I'll also point out that many sources point out that Boeing engineering didn't learn of the issues that led to MCAS till the year following MAX being offered for sale. This IMO negates the argument that Boeing management put MAX on the market knowing there were big risks being taken.
I have written a few times now how it's frustrating that plausible deniability is still holding with Calhoun pointing at Forkner and the one engineer who believed too much in the three second rule. It's IMO difficult to think two individuals alone drove the fate of the program. Yet the Forkner angle is a slam dunk for investigators so that's the one being followed. Hopefully someone decides their best course of action is to shed light on the situation in exchange for a plea bargain.

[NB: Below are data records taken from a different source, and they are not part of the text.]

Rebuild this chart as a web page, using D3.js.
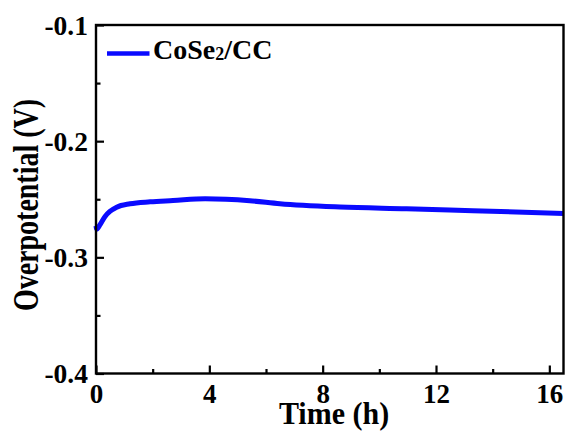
<!DOCTYPE html>
<html>
<head>
<meta charset="utf-8">
<script src="https://cdn.jsdelivr.net/npm/d3@7"></script>
<style>
  html, body { margin: 0; padding: 0; background: #fff; }
  svg { display: block; }
  text { font-family: "Liberation Serif", "Times New Roman", serif; font-weight: bold; fill: #000; }
</style>
</head>
<body>
<svg id="chart" width="566" height="431"></svg>
<script>
// Stability test: overpotential vs. time for CoSe2/CC
const timeH = [0, 0.02, 0.14, 0.32, 0.49, 0.73, 1.2, 1.91, 2.72, 3.85, 5.43, 6.49, 8.61, 10.96, 13.3, 16.5];
const overpotential = [-0.273, -0.2757, -0.272, -0.2648, -0.2605, -0.2568, -0.2539, -0.2522, -0.2511, -0.2496, -0.2513, -0.2539, -0.2567, -0.2582, -0.2599, -0.2622];
const xTicks = [0, 4, 8, 12, 16];
const xMinorTicks = [2, 6, 10, 14];
const yTicks = [-0.4, -0.3, -0.2, -0.1];
const yMinorTicks = [-0.35, -0.25, -0.15];
const seriesName = "CoSe";
const seriesSub = "2";
const seriesTail = "/CC";

const W = 566, H = 431;
const margin = { left: 96, top: 25, right: 2.5, bottom: 57.5 };
const svg = d3.select("#chart");
svg.append("rect").attr("width", W).attr("height", H).attr("fill", "#fff");

const x = d3.scaleLinear().domain([0, 16.5]).range([margin.left, W - margin.right]);
const y = d3.scaleLinear().domain([-0.4, -0.1]).range([H - margin.bottom, margin.top]);

const data = timeH.map((t, i) => ({ t, v: overpotential[i] }));

// curve
svg.append("path")
  .datum(data)
  .attr("fill", "none")
  .attr("stroke", "#0a0aff")
  .attr("stroke-width", 5)
  .attr("stroke-linejoin", "round")
  .attr("d", d3.line().x(d => x(d.t)).y(d => y(d.v)).curve(d3.curveMonotoneX));

// frame
svg.append("rect")
  .attr("x", x(0)).attr("y", y(-0.1))
  .attr("width", x(16.5) - x(0)).attr("height", y(-0.4) - y(-0.1))
  .attr("fill", "none").attr("stroke", "#000").attr("stroke-width", 2.4);

// bottom axis
const xAxis = svg.append("g").attr("transform", `translate(0,${y(-0.4)})`)
  .call(d3.axisBottom(x).tickValues(xTicks).tickSizeInner(-8).tickSizeOuter(0).tickFormat(d3.format("d")));
xAxis.select(".domain").remove();
xAxis.selectAll(".tick line").attr("stroke", "#000").attr("stroke-width", 2.2);
xAxis.selectAll(".tick text").attr("font-size", 27).attr("font-family", "Liberation Serif").attr("font-weight", "bold").attr("y", 11).attr("dy", "0.7em");
const xMinor = svg.append("g").attr("transform", `translate(0,${y(-0.4)})`)
  .call(d3.axisBottom(x).tickValues(xMinorTicks).tickSizeInner(-4.5).tickSizeOuter(0).tickFormat(""));
xMinor.select(".domain").remove();
xMinor.selectAll(".tick line").attr("stroke", "#000").attr("stroke-width", 2.2);

// left axis
const yAxis = svg.append("g").attr("transform", `translate(${x(0)},0)`)
  .call(d3.axisLeft(y).tickValues(yTicks).tickSizeInner(-8).tickSizeOuter(0).tickFormat(d => d3.format(".1f")(d).replace("−", "-")));
yAxis.select(".domain").remove();
yAxis.selectAll(".tick line").attr("stroke", "#000").attr("stroke-width", 2.2);
yAxis.selectAll(".tick text").attr("font-size", 27.5).attr("font-family", "Liberation Serif").attr("font-weight", "bold").attr("x", -8).attr("dy", "0.34em");
const yMinor = svg.append("g").attr("transform", `translate(${x(0)},0)`)
  .call(d3.axisLeft(y).tickValues(yMinorTicks).tickSizeInner(-4.5).tickSizeOuter(0).tickFormat(""));
yMinor.select(".domain").remove();
yMinor.selectAll(".tick line").attr("stroke", "#000").attr("stroke-width", 2.2);

// axis titles
svg.append("text")
  .attr("transform", "translate(334,424) scale(1,1.06)")
  .attr("text-anchor", "middle").attr("font-size", 30)
  .text("Time (h)");
svg.append("text")
  .attr("transform", "translate(38,205) rotate(-90) scale(1,1.28)")
  .attr("text-anchor", "middle").attr("font-size", 28)
  .text("Overpotential (V)");

// legend
svg.append("line")
  .attr("x1", 107).attr("x2", 149.5).attr("y1", 53.5).attr("y2", 53.5)
  .attr("stroke", "#0a0aff").attr("stroke-width", 4.5);
const leg = svg.append("text").attr("x", 153).attr("y", 59).attr("font-size", 28);
leg.append("tspan").text(seriesName);
leg.append("tspan").attr("font-size", 18).attr("dy", 1).text(seriesSub);
leg.append("tspan").attr("dy", -1).text(seriesTail);
</script>
</body>
</html>
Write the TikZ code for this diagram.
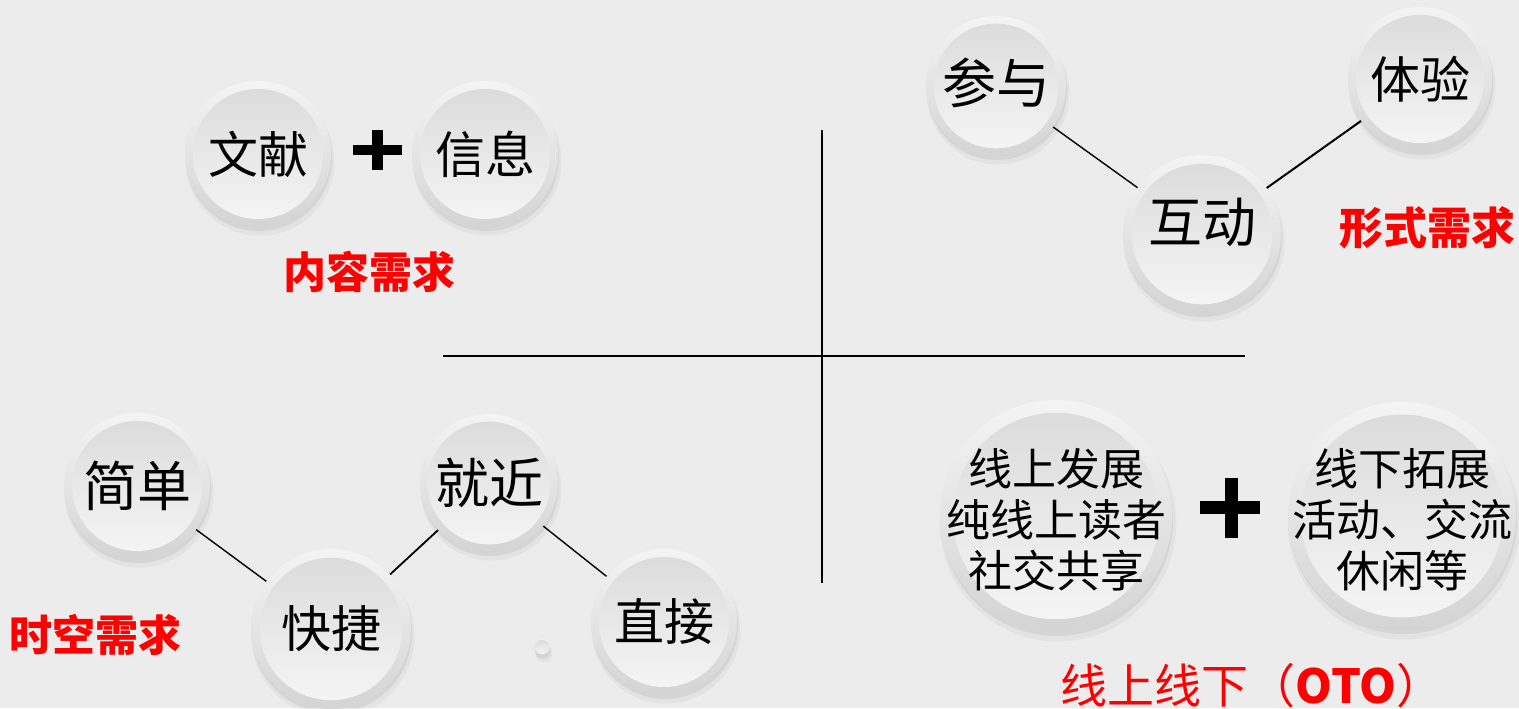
\documentclass[tikz,border=0pt]{standalone}
\usepackage{fontspec}
\newfontfamily\cjk{Noto Sans CJK SC}
\usetikzlibrary{shadows}
\definecolor{bgc}{HTML}{ECECEC}
\definecolor{rimtop}{HTML}{F4F4F4}
\definecolor{rimbot}{HTML}{D4D4D4}
\definecolor{facetop}{HTML}{DADADA}
\definecolor{facebot}{HTML}{F6F6F6}
\definecolor{redlab}{HTML}{FF0000}
\tikzset{
  btn/.style={circle, inner sep=0pt, minimum size=#1pt,
    general shadow={shadow scale=1.02, shadow xshift=1pt, shadow yshift=-3.5pt, fill=black, opacity=0.035},
    general shadow={shadow scale=1.0, shadow xshift=0.5pt, shadow yshift=-2pt, fill=black, opacity=0.06},
    top color=rimtop, bottom color=rimbot,
    path picture={\shade[top color=facetop, bottom color=facebot]
      (path picture bounding box.center) circle[radius=0.445*#1pt];},
    text=black, font=\cjk\fontsize{25}{30}\selectfont},
  bigtxt/.style={font=\cjk\fontsize{27}{30}\selectfont},
  multi/.style={align=center, text=black, font=\cjk\fontsize{22}{25.5}\selectfont},
  redlabel/.style={text=redlab, font=\cjk\bfseries\fontsize{21.5}{26}\selectfont, inner sep=0pt},
  conn/.style={draw=black, line width=0.7pt},
  axisline/.style={draw=black, line width=0.8pt},
  plusbar/.style={fill=black, draw=none},
}
\begin{document}
\begin{tikzpicture}[x=0.5pt, y=-0.5pt]
\fill[bgc] (0,0) rectangle (1519,708);
\useasboundingbox (0,0) rectangle (1519,708);

% axes
\coordinate (vtop) at (822,130);
\coordinate (vbot) at (822,583);
\coordinate (hl) at (443,356);
\coordinate (hr) at (1245,356);
\draw[axisline] (vtop) -- (vbot);
\draw[axisline] (hl) -- (hr);

% top-left: content
\node[btn=73] (wx) at (258,154) {文献};
\node[btn=73] (xx) at (485,154) {信息};
\fill[plusbar] (353,145) rectangle (402,155);
\fill[plusbar] (372,130) rectangle (383,170);
\node[redlabel] (nr) at (369,272) {内容需求};

% top-right: form
\node[btn=70, label={[bigtxt, text=black, yshift=1.5pt]center:参与}] (cy) at (996,86) {};
\node[btn=72] (ty) at (1420,79) {体验};
\node[btn=79, label={[bigtxt, text=black, yshift=6pt]center:互动}] (hd) at (1202,234) {};
\draw[conn] (cy) -- (hd);
\draw[conn, line width=1pt] (ty) -- (hd);
\node[redlabel, font=\cjk\bfseries\fontsize{22}{26}\selectfont] (xs) at (1427,228) {形式需求};

% bottom-left: time-space
\node[btn=73, bigtxt] (jd) at (137,486) {简单};
\node[btn=80] (kj) at (331,629) {快捷};
\node[btn=69, bigtxt] (jj) at (489,483) {就近};
\node[btn=73] (zj) at (664,622) {直接};
\node[btn=8] (dot) at (542,647) {};
\draw[conn] (jd) -- (kj);
\draw[conn, line width=0.9pt] (jj) -- (kj);
\draw[conn] (jj) -- (zj);
\node[redlabel] (sk) at (96,635) {时空需求};

% bottom-right: online/offline
\node[btn=116, label={[multi, yshift=-2pt]center:线上发展\\纯线上读者\\社交共享}] (on) at (1056,516) {};
\node[btn=114, label={[multi, yshift=-2pt]center:线下拓展\\活动、交流\\休闲等}] (off) at (1402,516) {};
\fill[plusbar] (1200,501) rectangle (1260,514);
\fill[plusbar] (1225,478) rectangle (1238,538);
\node[text=redlab, font=\cjk\fontsize{23.5}{28}\selectfont, inner sep=0pt] (oto) at (1252,686) {线上线下（\textbf{OTO}）};
\end{tikzpicture}
\end{document}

Now we know who the 'dogs watching TV' are!
It's good news that the DoJ is probing. Hopefully they are not just exploring the training angle, but also how the engineers convinced themselves that MCAS was just the same on 737 as KC-46 whilst the 737 only had one active sensor, and that the three second rule would cover all sins.
It's interesting to read that Boeing is paying for Forkner's lawyers. I was wondering how he could afford such high priced talent on a WN salary. Of course, these lawyers are still giving impartial advise despite the fact that they are being paid by Boeing, because lawyers are conscientious and take their oaths seriously.
It does seem like Forkner is in great jeopardy, and Gustavsson is next to be put into the hot seat. I suppose (hope) the idea will be to offer a plea deal to get them to flip on higher ups. And in turn Boeing is in great jeopardy, it seems the misleading communications with FAA could lead to criminal charges.
The article is a good read, it's the first big insight we've had to what is going on in the grand jury. As above, IMO it's a shame that the focus appears to only be on the training aspects.